Z end stop goes on the side where the two screw holes are and with the switch facing upwards. The company also provide a replacement switch in case it’s needed in the future so make sure that you store this in a safe location.
I made sure to change the correct input voltage to my areas requirements which for me is 115.
The next part was to attach the filament run out detector. This portion has an arrow so that you know the proper orientation for this part. I mounted it with the arrow facing to the front so that the light is visible when turned on. As the for the filament spool, I mounted it differently from what was shown in the diagram. From personal experience I’ve had some spool which could get caught on edges so choose the smoother side as the contact area. The filament run out sensor seems to have quite a bit of friction and may cause issues during printing. I made sure to mount it as close as possible while still having enough room for a full sized spool of filament.

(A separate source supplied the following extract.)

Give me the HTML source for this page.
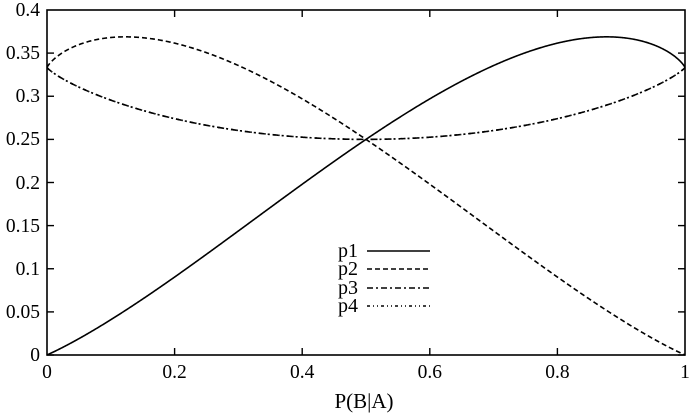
<!DOCTYPE html>
<html><head><meta charset="utf-8"><style>
html,body{margin:0;padding:0;background:#fff;}
svg{display:block;}
text{font-family:"Liberation Serif",serif;fill:#000;}
</style></head><body>
<svg id="s" width="692" height="413" viewBox="0 0 692 413" xmlns="http://www.w3.org/2000/svg">
<rect x="0" y="0" width="692" height="413" fill="#fff"/>
<g stroke="#000" stroke-width="1.4">
<line x1="47" y1="355" x2="54" y2="355"/><line x1="685" y1="355" x2="678" y2="355"/>
<line x1="47" y1="311.9" x2="54" y2="311.9"/><line x1="685" y1="311.9" x2="678" y2="311.9"/>
<line x1="47" y1="268.75" x2="54" y2="268.75"/><line x1="685" y1="268.75" x2="678" y2="268.75"/>
<line x1="47" y1="225.6" x2="54" y2="225.6"/><line x1="685" y1="225.6" x2="678" y2="225.6"/>
<line x1="47" y1="182.5" x2="54" y2="182.5"/><line x1="685" y1="182.5" x2="678" y2="182.5"/>
<line x1="47" y1="139.4" x2="54" y2="139.4"/><line x1="685" y1="139.4" x2="678" y2="139.4"/>
<line x1="47" y1="96.25" x2="54" y2="96.25"/><line x1="685" y1="96.25" x2="678" y2="96.25"/>
<line x1="47" y1="53.1" x2="54" y2="53.1"/><line x1="685" y1="53.1" x2="678" y2="53.1"/>
<line x1="174.6" y1="355" x2="174.6" y2="348"/><line x1="174.6" y1="10" x2="174.6" y2="17"/>
<line x1="302.2" y1="355" x2="302.2" y2="348"/><line x1="302.2" y1="10" x2="302.2" y2="17"/>
<line x1="429.8" y1="355" x2="429.8" y2="348"/><line x1="429.8" y1="10" x2="429.8" y2="17"/>
<line x1="557.4" y1="355" x2="557.4" y2="348"/><line x1="557.4" y1="10" x2="557.4" y2="17"/>
</g>
<g font-size="19.5" text-anchor="end">
<text x="40" y="361">0</text>
<text x="40" y="318">0.05</text>
<text x="40" y="275">0.1</text>
<text x="40" y="232">0.15</text>
<text x="40" y="189">0.2</text>
<text x="40" y="145">0.25</text>
<text x="40" y="102">0.3</text>
<text x="40" y="59">0.35</text>
<text x="40" y="16">0.4</text>
</g>
<g font-size="19.5" text-anchor="middle">
<text x="47" y="378">0</text>
<text x="174.6" y="378">0.2</text>
<text x="302.2" y="378">0.4</text>
<text x="429.8" y="378">0.6</text>
<text x="557.4" y="378">0.8</text>
<text x="685" y="378">1</text>
</g>
<text x="364" y="408" font-size="21" text-anchor="middle">P(B|A)</text>
<g font-size="20" text-anchor="end">
<text x="358" y="257">p1</text>
<text x="358" y="275">p2</text>
<text x="358" y="294">p3</text>
<text x="358" y="312">p4</text>
</g>
<g stroke="#000" stroke-width="1.6" fill="none">
<line x1="367" y1="251" x2="430" y2="251"/>
<line x1="367" y1="269" x2="430" y2="269" stroke-dasharray="5,3"/>
<line x1="367" y1="288" x2="430" y2="288" stroke-dasharray="6,3,2,3"/>
<line x1="367" y1="306" x2="430" y2="306" stroke-dasharray="3,3,1,3,1,3"/>
<path id="p1" d=""/>
<path id="p2" d="" stroke-dasharray="5,3"/>
<path id="p3" d="" stroke-dasharray="6,3,2,3"/>
<path id="p4" d="" stroke-dasharray="3,3,1,3,1,3"/>
</g>
<rect x="47" y="10" width="638" height="345" fill="none" stroke="#000" stroke-width="1.6"/>
</svg>
<script>
(function(){
function X(x){return 47+638*x;}
function Y(v){return 355-862.5*v;}
var d1=[],d2=[],d3=[];
var N=800;
for(var i=0;i<=N;i++){
  var x=i/N;
  var p1,p2,p3;
  if(i===0){p1=0;p2=1/3;p3=1/3;}
  else if(i===N){p1=1/3;p2=0;p3=1/3;}
  else{
    var r=x/(1-x);
    var a=Math.pow(r,1-x), b=Math.pow(1/r,x);
    var Z=2+a+b;
    p1=a/Z;p2=b/Z;p3=1/Z;
  }
  var c=(i===0?'M':'L');
  d1.push(c+X(x).toFixed(2)+' '+Y(p1).toFixed(2));
  d2.push(c+X(x).toFixed(2)+' '+Y(p2).toFixed(2));
  d3.push(c+X(x).toFixed(2)+' '+Y(p3).toFixed(2));
}
document.getElementById('p1').setAttribute('d',d1.join(''));
document.getElementById('p2').setAttribute('d',d2.join(''));
document.getElementById('p3').setAttribute('d',d3.join(''));
document.getElementById('p4').setAttribute('d',d3.join(''));
})();
</script>
</body></html>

If this is your first printer and you don’t have a full spool keep in mind you will need to adjust this latter since the provided one is extremely small in comparison.
With the basic assembly completed, I then connected the power cable and build plate connector to the power box. Following the labeling of the cables, I connected the two Z axis connector and the Z stop sensor. Afterwards I proceed to connect the Y axis motor, XE Transfer Interface, YZ Transfer Interface, filament run out sensor, Extruder Motor and the cable guide by following the instructions and labels provided. When I received my shipment the cable guide was attached to the frame however this came off during the unboxing so make sure to check carefully to ensure that it’s installed before finishing. Also it’s very important to give the cable enough slack in order to move completely to the back to prevent any undo strain. This guide is important in preventing the premature wear of the cables which is a common issue with printers.

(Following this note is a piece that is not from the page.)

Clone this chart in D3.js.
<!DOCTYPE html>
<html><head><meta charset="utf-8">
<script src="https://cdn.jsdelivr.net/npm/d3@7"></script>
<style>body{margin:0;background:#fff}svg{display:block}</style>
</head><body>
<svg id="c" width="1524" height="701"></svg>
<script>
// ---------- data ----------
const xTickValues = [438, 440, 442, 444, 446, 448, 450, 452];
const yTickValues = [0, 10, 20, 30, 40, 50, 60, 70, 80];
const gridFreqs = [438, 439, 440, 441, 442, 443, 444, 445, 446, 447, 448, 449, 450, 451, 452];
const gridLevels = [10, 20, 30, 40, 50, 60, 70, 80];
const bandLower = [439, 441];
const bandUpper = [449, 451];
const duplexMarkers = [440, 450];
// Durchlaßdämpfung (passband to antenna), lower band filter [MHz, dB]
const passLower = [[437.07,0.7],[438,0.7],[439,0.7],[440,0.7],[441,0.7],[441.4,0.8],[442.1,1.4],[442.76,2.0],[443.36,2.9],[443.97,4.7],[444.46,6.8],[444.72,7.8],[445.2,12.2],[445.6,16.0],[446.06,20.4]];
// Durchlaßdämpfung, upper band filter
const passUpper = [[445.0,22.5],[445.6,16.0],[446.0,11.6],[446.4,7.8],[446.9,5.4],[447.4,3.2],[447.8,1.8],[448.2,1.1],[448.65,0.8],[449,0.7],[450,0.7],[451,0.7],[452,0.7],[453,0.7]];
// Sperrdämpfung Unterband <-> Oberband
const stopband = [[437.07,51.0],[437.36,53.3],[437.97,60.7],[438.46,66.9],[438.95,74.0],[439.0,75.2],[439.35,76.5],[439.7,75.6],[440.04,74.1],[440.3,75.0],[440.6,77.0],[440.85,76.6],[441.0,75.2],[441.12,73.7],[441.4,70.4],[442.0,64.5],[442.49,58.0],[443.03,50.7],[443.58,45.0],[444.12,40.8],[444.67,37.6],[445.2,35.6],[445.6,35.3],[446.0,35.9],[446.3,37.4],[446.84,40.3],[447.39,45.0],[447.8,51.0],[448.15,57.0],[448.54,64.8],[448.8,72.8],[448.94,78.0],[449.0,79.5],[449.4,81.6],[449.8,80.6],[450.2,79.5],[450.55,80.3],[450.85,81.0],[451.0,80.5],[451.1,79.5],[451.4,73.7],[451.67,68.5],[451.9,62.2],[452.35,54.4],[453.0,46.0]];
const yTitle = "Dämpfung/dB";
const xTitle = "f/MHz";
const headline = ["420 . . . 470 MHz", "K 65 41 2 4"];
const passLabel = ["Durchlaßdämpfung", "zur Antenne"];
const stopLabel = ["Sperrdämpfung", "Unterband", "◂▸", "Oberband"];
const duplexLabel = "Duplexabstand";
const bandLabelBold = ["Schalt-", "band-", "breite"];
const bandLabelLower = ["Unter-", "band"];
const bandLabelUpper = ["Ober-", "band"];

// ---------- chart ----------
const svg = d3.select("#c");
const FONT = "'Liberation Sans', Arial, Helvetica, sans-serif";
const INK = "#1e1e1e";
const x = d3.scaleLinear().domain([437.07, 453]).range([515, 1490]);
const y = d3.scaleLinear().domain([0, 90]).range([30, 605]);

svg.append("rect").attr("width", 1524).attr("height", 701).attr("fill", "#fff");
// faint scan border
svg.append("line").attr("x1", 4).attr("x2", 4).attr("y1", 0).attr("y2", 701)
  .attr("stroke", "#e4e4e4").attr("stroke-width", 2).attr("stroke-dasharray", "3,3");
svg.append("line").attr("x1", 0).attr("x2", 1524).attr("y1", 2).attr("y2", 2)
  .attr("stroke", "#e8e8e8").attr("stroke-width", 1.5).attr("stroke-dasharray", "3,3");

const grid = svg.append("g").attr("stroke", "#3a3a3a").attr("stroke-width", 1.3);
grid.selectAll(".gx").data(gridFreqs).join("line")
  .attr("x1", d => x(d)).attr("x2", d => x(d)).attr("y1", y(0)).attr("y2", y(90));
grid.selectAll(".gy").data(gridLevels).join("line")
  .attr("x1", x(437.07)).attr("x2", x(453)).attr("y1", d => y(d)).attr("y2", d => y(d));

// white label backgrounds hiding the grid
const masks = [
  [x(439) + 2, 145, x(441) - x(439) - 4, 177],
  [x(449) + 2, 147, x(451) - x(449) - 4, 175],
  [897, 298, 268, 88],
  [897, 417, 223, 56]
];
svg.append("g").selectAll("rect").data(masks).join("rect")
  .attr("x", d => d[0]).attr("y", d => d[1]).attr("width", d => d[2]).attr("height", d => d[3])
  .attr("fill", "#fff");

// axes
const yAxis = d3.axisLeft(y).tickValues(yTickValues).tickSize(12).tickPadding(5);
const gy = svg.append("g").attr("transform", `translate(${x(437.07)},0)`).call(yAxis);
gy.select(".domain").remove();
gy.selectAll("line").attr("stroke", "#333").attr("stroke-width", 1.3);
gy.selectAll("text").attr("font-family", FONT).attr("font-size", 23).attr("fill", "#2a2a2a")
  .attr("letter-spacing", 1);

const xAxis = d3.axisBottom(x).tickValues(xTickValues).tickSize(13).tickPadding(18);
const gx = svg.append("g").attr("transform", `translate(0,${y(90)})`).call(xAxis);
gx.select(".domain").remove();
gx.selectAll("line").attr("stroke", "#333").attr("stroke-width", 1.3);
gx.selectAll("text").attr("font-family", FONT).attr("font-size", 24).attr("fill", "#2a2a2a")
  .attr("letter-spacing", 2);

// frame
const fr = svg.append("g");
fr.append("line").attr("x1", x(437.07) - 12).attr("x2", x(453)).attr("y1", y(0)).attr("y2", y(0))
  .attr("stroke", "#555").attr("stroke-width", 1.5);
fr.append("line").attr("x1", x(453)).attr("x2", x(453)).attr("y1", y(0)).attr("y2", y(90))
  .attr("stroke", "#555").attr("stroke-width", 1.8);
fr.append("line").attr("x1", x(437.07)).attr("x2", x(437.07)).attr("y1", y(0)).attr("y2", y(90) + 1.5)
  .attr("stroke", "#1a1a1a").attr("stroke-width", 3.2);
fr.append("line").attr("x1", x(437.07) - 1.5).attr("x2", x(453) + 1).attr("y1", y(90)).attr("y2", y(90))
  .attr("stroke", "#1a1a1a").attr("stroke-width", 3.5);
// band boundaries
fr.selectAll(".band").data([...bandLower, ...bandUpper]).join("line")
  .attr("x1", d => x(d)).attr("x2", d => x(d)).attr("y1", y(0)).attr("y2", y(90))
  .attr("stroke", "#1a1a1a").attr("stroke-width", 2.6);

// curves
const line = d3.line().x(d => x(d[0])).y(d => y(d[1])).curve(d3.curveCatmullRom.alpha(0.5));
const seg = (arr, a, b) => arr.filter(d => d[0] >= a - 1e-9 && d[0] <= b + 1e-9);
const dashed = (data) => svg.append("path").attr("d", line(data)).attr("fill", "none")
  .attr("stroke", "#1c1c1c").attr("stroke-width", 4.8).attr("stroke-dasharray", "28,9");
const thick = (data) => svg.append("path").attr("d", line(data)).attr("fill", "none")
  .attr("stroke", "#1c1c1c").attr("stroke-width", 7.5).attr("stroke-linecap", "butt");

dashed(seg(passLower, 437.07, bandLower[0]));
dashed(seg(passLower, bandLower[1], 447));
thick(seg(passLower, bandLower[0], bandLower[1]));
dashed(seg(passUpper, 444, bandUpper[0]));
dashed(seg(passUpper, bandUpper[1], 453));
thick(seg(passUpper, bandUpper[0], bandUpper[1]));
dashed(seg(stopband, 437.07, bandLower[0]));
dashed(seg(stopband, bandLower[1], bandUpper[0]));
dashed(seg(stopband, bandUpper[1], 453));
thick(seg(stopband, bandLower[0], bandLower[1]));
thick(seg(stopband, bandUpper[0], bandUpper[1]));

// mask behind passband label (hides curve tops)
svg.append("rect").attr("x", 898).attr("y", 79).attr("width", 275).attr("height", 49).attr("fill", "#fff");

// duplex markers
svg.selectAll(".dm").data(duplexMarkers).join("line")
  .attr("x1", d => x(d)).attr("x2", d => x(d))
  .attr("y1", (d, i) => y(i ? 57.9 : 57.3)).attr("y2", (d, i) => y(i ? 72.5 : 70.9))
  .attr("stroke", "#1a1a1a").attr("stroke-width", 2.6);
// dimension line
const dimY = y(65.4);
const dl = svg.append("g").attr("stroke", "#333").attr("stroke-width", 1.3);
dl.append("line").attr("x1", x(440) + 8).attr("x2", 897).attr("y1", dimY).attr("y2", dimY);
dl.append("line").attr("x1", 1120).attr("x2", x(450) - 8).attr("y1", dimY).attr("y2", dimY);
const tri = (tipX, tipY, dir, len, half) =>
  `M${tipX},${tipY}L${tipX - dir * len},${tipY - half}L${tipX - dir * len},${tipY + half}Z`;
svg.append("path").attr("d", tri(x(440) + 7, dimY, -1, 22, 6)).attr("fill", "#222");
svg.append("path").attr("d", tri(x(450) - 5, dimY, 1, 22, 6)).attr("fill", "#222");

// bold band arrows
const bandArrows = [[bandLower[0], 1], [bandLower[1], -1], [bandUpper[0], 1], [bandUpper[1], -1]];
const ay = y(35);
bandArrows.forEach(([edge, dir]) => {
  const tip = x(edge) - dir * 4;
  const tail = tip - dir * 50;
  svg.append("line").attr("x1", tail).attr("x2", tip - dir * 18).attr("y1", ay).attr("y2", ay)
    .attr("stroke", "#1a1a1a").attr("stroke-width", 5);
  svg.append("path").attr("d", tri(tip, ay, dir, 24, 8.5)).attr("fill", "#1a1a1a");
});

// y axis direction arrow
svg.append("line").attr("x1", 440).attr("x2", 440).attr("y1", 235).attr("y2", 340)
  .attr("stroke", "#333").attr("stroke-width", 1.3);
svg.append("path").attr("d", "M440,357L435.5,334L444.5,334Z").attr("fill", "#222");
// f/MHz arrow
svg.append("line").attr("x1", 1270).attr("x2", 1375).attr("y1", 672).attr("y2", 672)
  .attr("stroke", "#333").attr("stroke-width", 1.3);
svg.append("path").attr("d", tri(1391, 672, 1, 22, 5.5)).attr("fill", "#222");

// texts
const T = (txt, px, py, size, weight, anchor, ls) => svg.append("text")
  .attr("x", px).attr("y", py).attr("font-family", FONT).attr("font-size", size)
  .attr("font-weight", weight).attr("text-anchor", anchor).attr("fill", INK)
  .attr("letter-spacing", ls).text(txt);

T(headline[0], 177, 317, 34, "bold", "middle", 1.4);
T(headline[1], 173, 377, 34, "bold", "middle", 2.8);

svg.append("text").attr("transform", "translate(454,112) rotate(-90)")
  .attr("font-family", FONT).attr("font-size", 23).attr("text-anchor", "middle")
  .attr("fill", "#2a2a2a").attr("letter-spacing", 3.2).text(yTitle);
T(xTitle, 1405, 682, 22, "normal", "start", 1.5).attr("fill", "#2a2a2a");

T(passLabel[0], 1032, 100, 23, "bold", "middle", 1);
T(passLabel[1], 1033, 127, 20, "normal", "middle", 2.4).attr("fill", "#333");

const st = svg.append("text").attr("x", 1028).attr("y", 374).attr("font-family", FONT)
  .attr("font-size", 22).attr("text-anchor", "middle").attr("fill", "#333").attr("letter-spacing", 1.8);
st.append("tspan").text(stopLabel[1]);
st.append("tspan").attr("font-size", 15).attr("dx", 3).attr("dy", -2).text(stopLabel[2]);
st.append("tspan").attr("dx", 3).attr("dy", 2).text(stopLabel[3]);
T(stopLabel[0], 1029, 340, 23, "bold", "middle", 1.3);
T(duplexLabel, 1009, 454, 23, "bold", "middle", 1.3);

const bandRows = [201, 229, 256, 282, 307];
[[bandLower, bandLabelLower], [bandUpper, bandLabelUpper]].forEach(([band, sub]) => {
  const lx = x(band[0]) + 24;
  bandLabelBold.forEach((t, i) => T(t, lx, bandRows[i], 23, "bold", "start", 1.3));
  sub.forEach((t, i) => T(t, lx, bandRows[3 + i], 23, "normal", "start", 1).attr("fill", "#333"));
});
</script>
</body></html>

With the machine put together I it was now time to print the model that was provided with the printer. It’s always a good idea to print the test model before doing anything else since this can help diagnose issues more quickly. In my case the print came out almost flawless however because of the choice of filament it was difficult to see the imperfections along the surface. Once this print was completed, I then swapped out the nozzle to check how it printed with a larger nozzle size. I must point out that changing the nozzle is somewhat awkward if you don’t know how to do it properly. This is something which I will discuss in the full review of the machine afterwards. With the nozzle changed out, I then began tweaking my settings until I had something which worked fairly well. I’ll be doing quite a bit more tweaks before I finish this piece off but for now this is how the print came out.